***** Dataset records

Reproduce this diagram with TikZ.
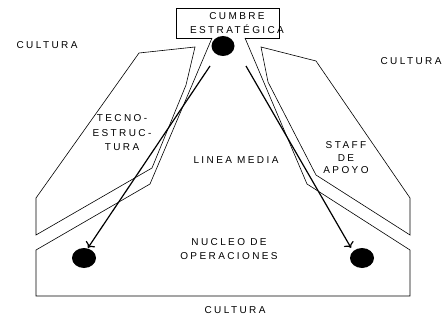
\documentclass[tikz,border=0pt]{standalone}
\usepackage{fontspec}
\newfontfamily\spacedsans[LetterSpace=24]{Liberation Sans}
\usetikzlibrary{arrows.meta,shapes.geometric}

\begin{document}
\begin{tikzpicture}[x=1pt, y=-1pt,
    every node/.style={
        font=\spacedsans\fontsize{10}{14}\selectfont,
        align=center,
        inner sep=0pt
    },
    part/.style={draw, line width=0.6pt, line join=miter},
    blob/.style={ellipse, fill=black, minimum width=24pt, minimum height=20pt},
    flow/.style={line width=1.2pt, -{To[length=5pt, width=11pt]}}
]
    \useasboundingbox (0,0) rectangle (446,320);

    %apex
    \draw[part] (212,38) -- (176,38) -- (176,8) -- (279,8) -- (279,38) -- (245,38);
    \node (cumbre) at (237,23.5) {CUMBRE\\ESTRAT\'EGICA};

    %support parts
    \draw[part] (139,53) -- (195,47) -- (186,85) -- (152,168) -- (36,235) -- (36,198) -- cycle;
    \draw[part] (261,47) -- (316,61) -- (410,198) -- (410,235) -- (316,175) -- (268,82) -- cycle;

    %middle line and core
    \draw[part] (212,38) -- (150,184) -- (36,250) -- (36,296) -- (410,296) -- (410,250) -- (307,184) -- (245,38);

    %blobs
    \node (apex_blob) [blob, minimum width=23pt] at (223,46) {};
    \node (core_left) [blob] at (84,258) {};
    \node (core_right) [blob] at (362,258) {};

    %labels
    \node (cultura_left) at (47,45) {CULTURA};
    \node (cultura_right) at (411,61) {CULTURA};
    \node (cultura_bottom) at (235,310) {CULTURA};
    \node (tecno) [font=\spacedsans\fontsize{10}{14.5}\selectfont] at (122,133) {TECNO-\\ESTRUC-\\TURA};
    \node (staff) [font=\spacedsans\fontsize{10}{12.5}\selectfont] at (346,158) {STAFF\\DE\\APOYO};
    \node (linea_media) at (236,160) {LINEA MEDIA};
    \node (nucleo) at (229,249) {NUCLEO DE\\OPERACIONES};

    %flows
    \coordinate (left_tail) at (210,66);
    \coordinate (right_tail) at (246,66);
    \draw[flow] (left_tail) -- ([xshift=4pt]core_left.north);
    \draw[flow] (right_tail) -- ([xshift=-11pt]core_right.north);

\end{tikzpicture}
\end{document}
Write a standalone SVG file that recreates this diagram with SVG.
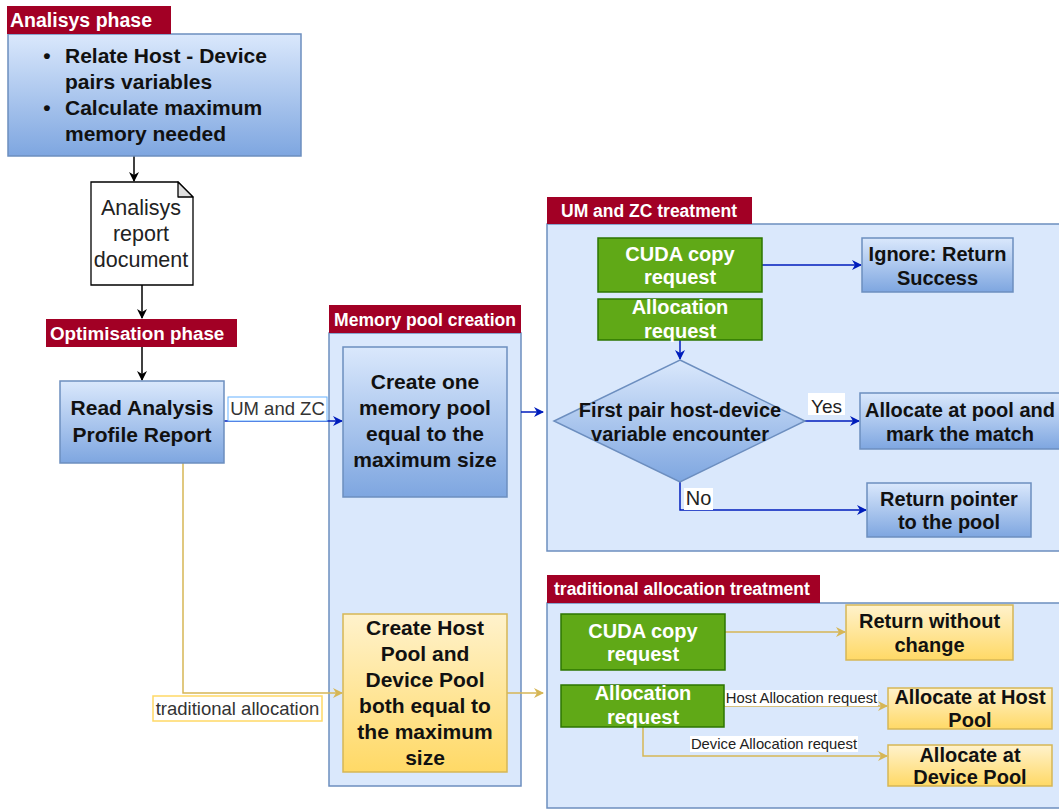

**********

> **Exercise instructions**
Quote the entries in full. Any image among them is to be omitted from the copy.

> **The answer**
Reproduce this diagram with TikZ.
\documentclass[tikz,border=0pt]{standalone}
\usepackage{fontspec}
\newfontfamily\spacedsans[LetterSpace=24]{Liberation Sans}
\usetikzlibrary{arrows.meta,shapes.geometric}

\begin{document}
\begin{tikzpicture}[x=1pt, y=-1pt,
    every node/.style={
        font=\spacedsans\fontsize{10}{14}\selectfont,
        align=center,
        inner sep=0pt
    },
    part/.style={draw, line width=0.6pt, line join=miter},
    blob/.style={ellipse, fill=black, minimum width=24pt, minimum height=20pt},
    flow/.style={line width=1.2pt, -{To[length=5pt, width=11pt]}}
]
    \useasboundingbox (0,0) rectangle (446,320);

    %apex
    \draw[part] (212,38) -- (176,38) -- (176,8) -- (279,8) -- (279,38) -- (245,38);
    \node (cumbre) at (237,23.5) {CUMBRE\\ESTRAT\'EGICA};

    %support parts
    \draw[part] (139,53) -- (195,47) -- (186,85) -- (152,168) -- (36,235) -- (36,198) -- cycle;
    \draw[part] (261,47) -- (316,61) -- (410,198) -- (410,235) -- (316,175) -- (268,82) -- cycle;

    %middle line and core
    \draw[part] (212,38) -- (150,184) -- (36,250) -- (36,296) -- (410,296) -- (410,250) -- (307,184) -- (245,38);

    %blobs
    \node (apex_blob) [blob, minimum width=23pt] at (223,46) {};
    \node (core_left) [blob] at (84,258) {};
    \node (core_right) [blob] at (362,258) {};

    %labels
    \node (cultura_left) at (47,45) {CULTURA};
    \node (cultura_right) at (411,61) {CULTURA};
    \node (cultura_bottom) at (235,310) {CULTURA};
    \node (tecno) [font=\spacedsans\fontsize{10}{14.5}\selectfont] at (122,133) {TECNO-\\ESTRUC-\\TURA};
    \node (staff) [font=\spacedsans\fontsize{10}{12.5}\selectfont] at (346,158) {STAFF\\DE\\APOYO};
    \node (linea_media) at (236,160) {LINEA MEDIA};
    \node (nucleo) at (229,249) {NUCLEO DE\\OPERACIONES};

    %flows
    \coordinate (left_tail) at (210,66);
    \coordinate (right_tail) at (246,66);
    \draw[flow] (left_tail) -- ([xshift=4pt]core_left.north);
    \draw[flow] (right_tail) -- ([xshift=-11pt]core_right.north);

\end{tikzpicture}
\end{document}
Write a standalone SVG file that recreates this diagram with SVG.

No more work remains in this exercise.